I'm sure you think I've gone mad, and I won't drive a Duster until a few weeks' time, but it already looks like a great usable tool in the classic French (Romanian) mould: usable, robust and somehow classless.
Chris
Already been and spoke to Renault but they recon March delivery as there has been overwhelming demand!
I just love cheap, classless, utilitarian, work slags!!! And on the plus side it doesn't look camp as fk like Vitara or Range Rover Vogue.
Its back to basics like the Mk1, Mk2 Foresters which i loved!
Stealth Wealth is super cool these days as the rich dont want to be confused for dept ridden a-holes!
what it is like inside or out is unimportant to them, it's just a tool. Howver 'everyone knows' a new car is better.
The Dacia is already quite cool, amongst those who are not followers. It usually seems to take a year or so for the followers to catch on.
My wife's uglier than yours or my house is smaller than yours just wouldn't work.
I read an interesting article recently which boiled done to this; the sub £99/month car sector is heating up. Very recently you could get a new SLK for £219/month.
A brown or green mud splattered Dacia Duster for around £75/month on pcp sounds like the best sort of motoring.
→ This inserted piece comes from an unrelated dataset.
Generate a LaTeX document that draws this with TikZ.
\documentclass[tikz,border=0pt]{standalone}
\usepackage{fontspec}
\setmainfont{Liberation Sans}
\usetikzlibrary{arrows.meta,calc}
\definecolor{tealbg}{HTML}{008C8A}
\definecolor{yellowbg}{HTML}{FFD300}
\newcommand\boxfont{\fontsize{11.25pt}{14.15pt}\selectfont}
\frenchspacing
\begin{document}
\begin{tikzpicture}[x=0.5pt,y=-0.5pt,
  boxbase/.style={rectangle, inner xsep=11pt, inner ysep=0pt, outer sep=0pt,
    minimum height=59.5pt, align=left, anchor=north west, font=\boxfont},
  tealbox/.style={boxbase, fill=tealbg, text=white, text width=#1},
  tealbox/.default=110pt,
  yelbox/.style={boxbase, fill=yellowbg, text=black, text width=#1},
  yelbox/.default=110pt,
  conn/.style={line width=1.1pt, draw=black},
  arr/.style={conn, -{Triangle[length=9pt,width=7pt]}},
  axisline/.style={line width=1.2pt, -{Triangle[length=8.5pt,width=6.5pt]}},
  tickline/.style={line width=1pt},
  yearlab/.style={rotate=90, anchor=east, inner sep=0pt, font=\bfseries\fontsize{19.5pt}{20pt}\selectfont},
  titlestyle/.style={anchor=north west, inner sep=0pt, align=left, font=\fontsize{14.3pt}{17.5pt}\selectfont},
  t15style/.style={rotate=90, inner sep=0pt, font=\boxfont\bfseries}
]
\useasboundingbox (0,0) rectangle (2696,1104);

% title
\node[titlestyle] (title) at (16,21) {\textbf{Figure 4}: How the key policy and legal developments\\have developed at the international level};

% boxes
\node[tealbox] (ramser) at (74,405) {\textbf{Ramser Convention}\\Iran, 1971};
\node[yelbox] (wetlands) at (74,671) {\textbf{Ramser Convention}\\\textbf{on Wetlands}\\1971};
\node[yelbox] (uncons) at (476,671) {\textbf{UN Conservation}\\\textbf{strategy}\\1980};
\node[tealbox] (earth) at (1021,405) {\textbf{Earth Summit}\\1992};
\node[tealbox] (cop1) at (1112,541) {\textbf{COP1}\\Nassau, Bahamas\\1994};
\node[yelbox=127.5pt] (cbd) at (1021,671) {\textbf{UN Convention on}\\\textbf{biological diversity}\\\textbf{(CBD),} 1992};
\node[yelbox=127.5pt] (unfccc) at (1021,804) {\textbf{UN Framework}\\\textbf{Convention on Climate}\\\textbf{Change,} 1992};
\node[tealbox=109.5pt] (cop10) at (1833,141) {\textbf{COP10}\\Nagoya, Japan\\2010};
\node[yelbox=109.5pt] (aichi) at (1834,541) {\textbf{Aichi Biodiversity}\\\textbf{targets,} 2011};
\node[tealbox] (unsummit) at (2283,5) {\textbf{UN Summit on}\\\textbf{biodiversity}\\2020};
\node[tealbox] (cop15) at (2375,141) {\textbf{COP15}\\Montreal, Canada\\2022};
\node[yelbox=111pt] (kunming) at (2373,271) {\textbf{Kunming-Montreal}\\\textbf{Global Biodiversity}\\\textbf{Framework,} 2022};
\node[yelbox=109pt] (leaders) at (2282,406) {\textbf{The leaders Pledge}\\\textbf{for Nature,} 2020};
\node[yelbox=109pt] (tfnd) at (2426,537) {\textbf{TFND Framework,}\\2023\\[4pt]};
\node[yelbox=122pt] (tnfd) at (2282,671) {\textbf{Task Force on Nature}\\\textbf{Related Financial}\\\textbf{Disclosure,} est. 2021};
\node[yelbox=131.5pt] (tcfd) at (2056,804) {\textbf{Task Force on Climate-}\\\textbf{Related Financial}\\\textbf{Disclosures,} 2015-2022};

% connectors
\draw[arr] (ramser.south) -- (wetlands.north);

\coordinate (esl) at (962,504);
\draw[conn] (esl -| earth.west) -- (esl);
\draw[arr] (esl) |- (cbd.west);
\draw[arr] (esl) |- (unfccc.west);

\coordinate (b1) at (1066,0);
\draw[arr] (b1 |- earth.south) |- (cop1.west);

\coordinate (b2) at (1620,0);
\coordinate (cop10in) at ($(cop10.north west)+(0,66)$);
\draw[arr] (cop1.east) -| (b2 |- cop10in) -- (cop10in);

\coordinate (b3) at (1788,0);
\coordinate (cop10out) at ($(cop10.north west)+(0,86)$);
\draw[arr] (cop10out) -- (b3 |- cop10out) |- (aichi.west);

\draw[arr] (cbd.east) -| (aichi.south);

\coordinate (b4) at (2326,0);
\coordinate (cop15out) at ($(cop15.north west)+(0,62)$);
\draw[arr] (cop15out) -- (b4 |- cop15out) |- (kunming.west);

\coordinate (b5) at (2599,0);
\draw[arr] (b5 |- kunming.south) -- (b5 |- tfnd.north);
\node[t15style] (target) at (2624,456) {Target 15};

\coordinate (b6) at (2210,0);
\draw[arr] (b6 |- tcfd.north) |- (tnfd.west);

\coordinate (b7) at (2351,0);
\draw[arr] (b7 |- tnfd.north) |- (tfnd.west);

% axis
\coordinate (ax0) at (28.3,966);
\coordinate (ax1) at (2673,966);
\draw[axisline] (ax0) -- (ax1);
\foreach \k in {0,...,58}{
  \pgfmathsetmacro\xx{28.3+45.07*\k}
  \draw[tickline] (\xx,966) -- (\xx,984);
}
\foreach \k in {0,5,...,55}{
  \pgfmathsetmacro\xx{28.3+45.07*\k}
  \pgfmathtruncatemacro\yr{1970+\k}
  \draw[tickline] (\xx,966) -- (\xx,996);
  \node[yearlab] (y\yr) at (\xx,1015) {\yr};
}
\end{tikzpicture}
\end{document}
http://www.difflock.com/buyersguide/pastmasters/da...
Although even back then I seem to remember it being quite well regarded for what it was, and capable off-road.
To get aircon you have to move up to the top of the range Laureate versions at £14,995 (diesel), and for this kind of money you could easily get a good low mile Ford Kuga (the slowest depreciating car in the UK) which has a better engine, is better equipped and is better looking IMHO.
Their headline grabbing £8,995 may sound a bargain, but when you look a little closer it's not such a shift in the new car zeitgeist as it first appears.
Brilliant concept but is it better in theory than in practice?
Will the basic experience grate after a few months? Have we been institutionalised into thinking we now need all the usual added creature comforts? Will you find yourself chosing the wife's car for longer journies?
Dunno, but I will definitely be keeping an eye on people's experiences over the next 12 months.